(Records provided):
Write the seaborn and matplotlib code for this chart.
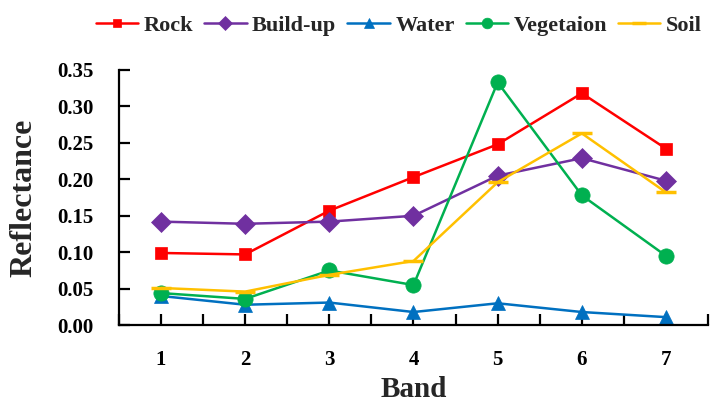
import numpy as np
import pandas as pd
import matplotlib
matplotlib.use("Agg")
import matplotlib.pyplot as plt
import seaborn as sns

bands = [1, 2, 3, 4, 5, 6, 7]
rock = [0.099, 0.097, 0.157, 0.203, 0.248, 0.318, 0.242]
build_up = [0.142, 0.139, 0.142, 0.150, 0.205, 0.229, 0.198]
water = [0.040, 0.028, 0.031, 0.018, 0.030, 0.018, 0.011]
vegetation = [0.044, 0.036, 0.075, 0.055, 0.333, 0.178, 0.095]
soil = [0.051, 0.046, 0.069, 0.088, 0.196, 0.263, 0.182]

names = ["Rock", "Build-up", "Water", "Vegetaion", "Soil"]
colors = ["#FF0000", "#7030A0", "#0070C0", "#00B050", "#FFC000"]
markers = ["s", "D", "^", "o", "_"]

series = [rock, build_up, water, vegetation, soil]
df = pd.DataFrame({
    "Band": np.tile(bands, len(names)),
    "Reflectance": np.concatenate(series),
    "Class": np.repeat(names, len(bands)),
})

sns.set_theme(style="ticks")
plt.rcParams["font.family"] = ["Liberation Serif", "DejaVu Serif"]
plt.rcParams["font.weight"] = "bold"

fig = plt.figure(figsize=(7.16, 4.09), dpi=100)
ax = fig.add_axes([0.166, 0.205, 0.823, 0.624])

sizes = {"Rock": 9, "Build-up": 10, "Water": 10, "Vegetaion": 11, "Soil": 14}
for name, color, mk in zip(names, colors, markers):
    sub = df[df["Class"] == name]
    sns.lineplot(data=sub, x="Band", y="Reflectance", ax=ax, color=color,
                 marker=mk, markersize=sizes[name], markeredgecolor=color,
                 markeredgewidth=2.5 if mk == "_" else 0.5,
                 linewidth=1.8, label=name, legend=False)

ax.set_xlim(0.5, 7.5)
ax.set_ylim(0, 0.35)
ticks = np.arange(0.5, 7.51, 0.5)
ax.set_xticks(ticks)
ax.set_xticklabels([str(int(t)) if t == int(t) else "" for t in ticks])
yt = np.arange(0, 0.351, 0.05)
ax.set_yticks(yt)
ax.set_yticklabels([f"{v:.2f}" for v in yt])
ax.tick_params(axis="both", which="major", direction="in", length=8,
               width=1.6, color="black", labelsize=15, labelcolor="black",
               pad=18, bottom=True, left=True)
for s in ["top", "right"]:
    ax.spines[s].set_visible(False)
for s in ["left", "bottom"]:
    ax.spines[s].set_color("black")
    ax.spines[s].set_linewidth(1.6)
for lbl in ax.get_xticklabels() + ax.get_yticklabels():
    lbl.set_fontweight("bold")

ax.set_xlabel("Band", fontsize=21, fontweight="bold", labelpad=4)
ax.set_ylabel("Reflectance", fontsize=23, fontweight="bold", labelpad=14)

handles, labels = ax.get_legend_handles_labels()
fig.legend(handles, labels, loc="upper right", bbox_to_anchor=(1.008, 1.012),
           ncol=5, frameon=False, handlelength=1.9, markerscale=0.7,
           handletextpad=0.25, columnspacing=0.5,
           prop={"weight": "bold", "size": 16})

fig.savefig("out.png", dpi=100, facecolor="white")
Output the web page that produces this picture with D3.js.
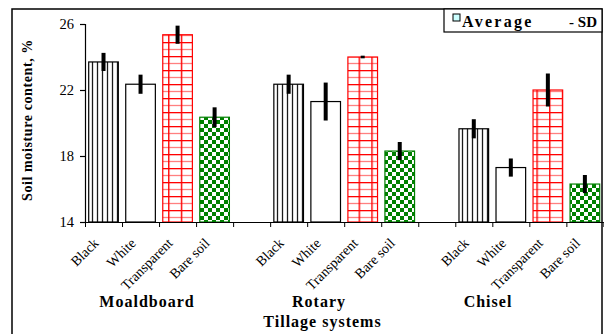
<!DOCTYPE html>
<html>
<head>
<meta charset="utf-8">
<script src="https://cdn.jsdelivr.net/npm/d3@7"></script>
<style>
  html, body { margin: 0; padding: 0; background: #fff; }
  svg { display: block; }
</style>
</head>
<body>
<svg id="chart" width="604" height="334"></svg>
<script>
// Soil moisture content (%) under plastic mulch colours, by tillage system
const systems = ["Moaldboard", "Rotary", "Chisel"];
const covers = ["Black", "White", "Transparent", "Bare soil"];

const moaldboardMean = [23.7, 22.35, 25.35, 20.35];
const rotaryMean     = [22.35, 21.3, 24.0, 18.3];
const chiselMean     = [19.65, 17.3, 22.0, 16.3];

const moaldboardSD = [0.55, 0.58, 0.55, 0.6];
const rotarySD     = [0.58, 1.15, 0.08, 0.55];
const chiselSD     = [0.58, 0.55, 1.0, 0.55];

const yTicks = [14, 18, 22, 26];

const FONT = "Liberation Serif";
const means = [moaldboardMean, rotaryMean, chiselMean];
const sds = [moaldboardSD, rotarySD, chiselSD];

// One slot per bar, with an empty slot between tillage systems
const slots = [];
systems.forEach((s, si) => {
  covers.forEach((c, ci) => slots.push({ system: s, cover: c, ci, value: means[si][ci], sd: sds[si][ci] }));
  if (si < systems.length - 1) slots.push(null);
});

const svg = d3.select("#chart");
const plot = { left: 85, right: 603.4, top: 24, bottom: 222 };

const y = d3.scaleLinear().domain([14, 26]).range([plot.bottom, plot.top]);
const xi = d3.scaleLinear().domain([0, slots.length]).range([plot.left, plot.right]);
const x = d3.scaleBand().domain(d3.range(slots.length)).range([plot.left, plot.right]).paddingInner(0.2).paddingOuter(0.1);

// Fill patterns
const defs = svg.append("defs");
const pv = defs.append("pattern").attr("id", "pBlack").attr("patternUnits", "userSpaceOnUse")
  .attr("width", 5).attr("height", 10);
pv.append("rect").attr("width", 5).attr("height", 10).attr("fill", "#fff");
pv.append("line").attr("x1", 2.5).attr("x2", 2.5).attr("y1", 0).attr("y2", 10)
  .attr("stroke", "#1a1a1a").attr("stroke-width", 1.3);

const pg = defs.append("pattern").attr("id", "pTransparent").attr("patternUnits", "userSpaceOnUse")
  .attr("width", 12.7).attr("height", 14).attr("x", 3);
pg.append("rect").attr("width", 12.7).attr("height", 14).attr("fill", "#fff");
pg.append("line").attr("x1", 0).attr("x2", 12.7).attr("y1", 7.5).attr("y2", 7.5).attr("stroke", "#ff8080").attr("stroke-width", 1.3);
pg.append("line").attr("x1", 0).attr("x2", 12.7).attr("y1", 0.6).attr("y2", 0.6).attr("stroke", "#ff0000").attr("stroke-width", 1.4);
pg.append("line").attr("x1", 0.7).attr("x2", 0.7).attr("y1", 0).attr("y2", 14).attr("stroke", "#ff0000").attr("stroke-width", 1.4);

const pc = defs.append("pattern").attr("id", "pBare").attr("patternUnits", "userSpaceOnUse")
  .attr("width", 8).attr("height", 8);
pc.append("rect").attr("width", 8).attr("height", 8).attr("fill", "#fff");
pc.append("rect").attr("x", 0).attr("y", 0).attr("width", 4).attr("height", 4).attr("fill", "#008000");
pc.append("rect").attr("x", 4).attr("y", 4).attr("width", 4).attr("height", 4).attr("fill", "#008000");

const fills = ["url(#pBlack)", "#fff", "url(#pTransparent)", "url(#pBare)"];
const strokes = ["#000", "#000", "#ff0000", "#008000"];

// Outer frame
svg.append("rect").attr("x", 12).attr("y", 9).attr("width", 590).attr("height", 340)
  .attr("fill", "none").attr("stroke", "#000").attr("stroke-width", 1.5);

// Bars
const data = slots.map((d, i) => d && Object.assign({ i }, d)).filter(Boolean);
svg.append("g").selectAll("rect").data(data).join("rect")
  .attr("x", d => x(d.i))
  .attr("y", d => y(d.value))
  .attr("width", x.bandwidth())
  .attr("height", d => y(14) - y(d.value))
  .attr("fill", d => fills[d.ci])
  .attr("stroke", d => strokes[d.ci])
  .attr("stroke-width", 1.2);

// Error bars (± SD)
svg.append("g").selectAll("line").data(data).join("line")
  .attr("x1", d => x(d.i) + x.bandwidth() / 2)
  .attr("x2", d => x(d.i) + x.bandwidth() / 2)
  .attr("y1", d => y(d.value + d.sd))
  .attr("y2", d => y(d.value - d.sd))
  .attr("stroke", "#000").attr("stroke-width", 4);

// Y axis
const yAxis = svg.append("g").attr("transform", `translate(${plot.left},0)`)
  .call(d3.axisLeft(y).tickValues(yTicks).tickSize(5).tickPadding(6).tickFormat(d3.format("d")));
yAxis.select(".domain").attr("stroke", "#000").attr("stroke-width", 1.2);
yAxis.selectAll(".tick line").attr("stroke", "#000").attr("stroke-width", 1.2);
yAxis.selectAll(".tick text").attr("fill", "#000")
  .style("font-family", FONT).style("font-size", "14.5px");

// X axis with ticks on slot boundaries
const xAxis = svg.append("g").attr("transform", `translate(0,${plot.bottom})`)
  .call(d3.axisBottom(xi).tickValues(d3.range(slots.length + 1)).tickSize(5).tickSizeOuter(0).tickFormat(""));
xAxis.select(".domain").attr("stroke", "#000").attr("stroke-width", 1.2);
xAxis.selectAll(".tick line").attr("stroke", "#000").attr("stroke-width", 1);

// Cover labels, slanted
svg.append("g").selectAll("text").data(data).join("text")
  .attr("transform", d => `translate(${x(d.i) + x.bandwidth() / 2 - 4},${plot.bottom + 22}) rotate(-45)`)
  .attr("text-anchor", "end")
  .style("font-family", FONT).style("font-size", "14px")
  .text(d => d.cover);

// Tillage system labels
const groupLabelX = [147, 319, 488];
svg.append("g").selectAll("text").data(systems).join("text")
  .attr("x", (d, i) => groupLabelX[i])
  .attr("y", 306.5)
  .attr("text-anchor", "middle")
  .style("font-family", FONT).style("font-size", "16px").style("font-weight", "bold")
  .style("letter-spacing", "1px")
  .text(d => d);

// Axis titles
svg.append("text").attr("x", 322.5).attr("y", 326.5).attr("text-anchor", "middle")
  .style("font-family", FONT).style("font-size", "16px").style("font-weight", "bold")
  .style("letter-spacing", "1px")
  .text("Tillage systems");

svg.append("text").attr("transform", "translate(32,120) rotate(-90)").attr("text-anchor", "middle")
  .style("font-family", FONT).style("font-size", "14px").style("font-weight", "bold")
  .style("letter-spacing", "0.6px")
  .text("Soil moisture content, %");

// Legend
const lg = svg.append("g");
lg.append("rect").attr("x", 444).attr("y", 9).attr("width", 158).attr("height", 23)
  .attr("fill", "#fff").attr("stroke", "#000").attr("stroke-width", 1.2);
lg.append("rect").attr("x", 453).attr("y", 14).attr("width", 7).attr("height", 7)
  .attr("fill", "#ccffff").attr("stroke", "#000").attr("stroke-width", 1);
lg.append("text").attr("x", 462).attr("y", 26.5)
  .style("font-family", FONT).style("font-size", "16px").style("font-weight", "bold")
  .style("letter-spacing", "2.3px").text("Average");
lg.append("text").attr("x", 597).attr("y", 26.5).attr("text-anchor", "end")
  .style("font-family", FONT).style("font-size", "15px").style("font-weight", "bold")
  .text("- SD");
</script>
</body>
</html>
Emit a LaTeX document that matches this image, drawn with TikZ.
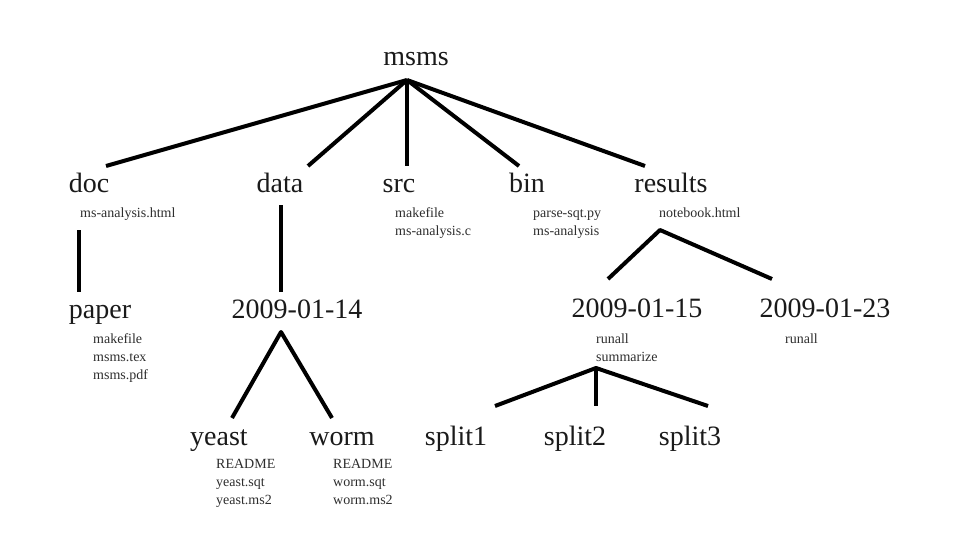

(Stated goal):
Report every line containing the word "seaborn" from the listing above.

(Response to the task):
Write the seaborn and matplotlib code for this chart.
import seaborn as sns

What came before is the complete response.